Real GDP contracted at a rate of 0.1% on an annual rate last quarter. The weakness was driven by a 22% annualized drop in defense spending and a decrease in the rate of inventory building. When you factor out the fiscal cliff induced decline in defense spending the economy actually showed strong growth. The decrease in inventory accumulation actually means that producers will not have to pullback as much on production should we see consumer spending slow.

The ADP employment report showed that private payrolls increased 192,000 in January. This level exceeded analyst expectations.

The Fed did announce that they will continue to aggressively buy mortgage backed and Treasury bonds. They did not change their stance of the duration of the program. They will remain accommodative at the current pace, at least, until they see unemployment in the 6.5% range and as long as inflation remains subdued.

Commodities traded higher from the open today. Crude, copper, precious metals and natural gas all traded higher. Gold close higher by 0.78% and silver closed higher by just more than 2%. Base metals moved higher as copper rose by 1.6%. Crude traded higher by 0.50% and natural gas reversed trend and moved higher by 2.5%.

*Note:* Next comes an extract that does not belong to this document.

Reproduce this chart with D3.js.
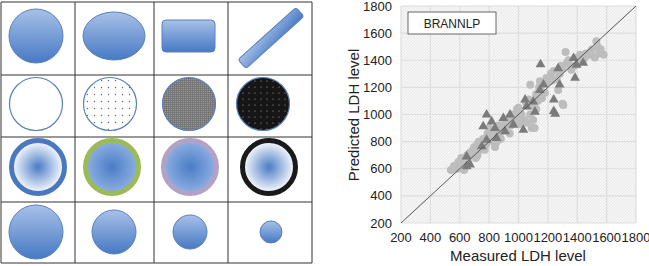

Financials were lower on the day with the bank index ending roughly flat. REIT related financials were the leaders to the downside in the space. Capital markets related names, like Morgan Stanley, traded higher on the day.

Homebuilders have been huge winners over the past several months. There was a large spike in the industry group yesterday after much better than expected earnings from some leaders in the space. The market was disappointed in some earnings releases in the area today. The reports did not exceed expectations to the extent that other companies have recently. Homebuilders sold off as investors used the earnings announcements and the recent run higher as a reason to take some profits.

Weakness in steels and chemical names hurt the materials sector today. Several steel names released earnings numbers that didn't entice any new buying.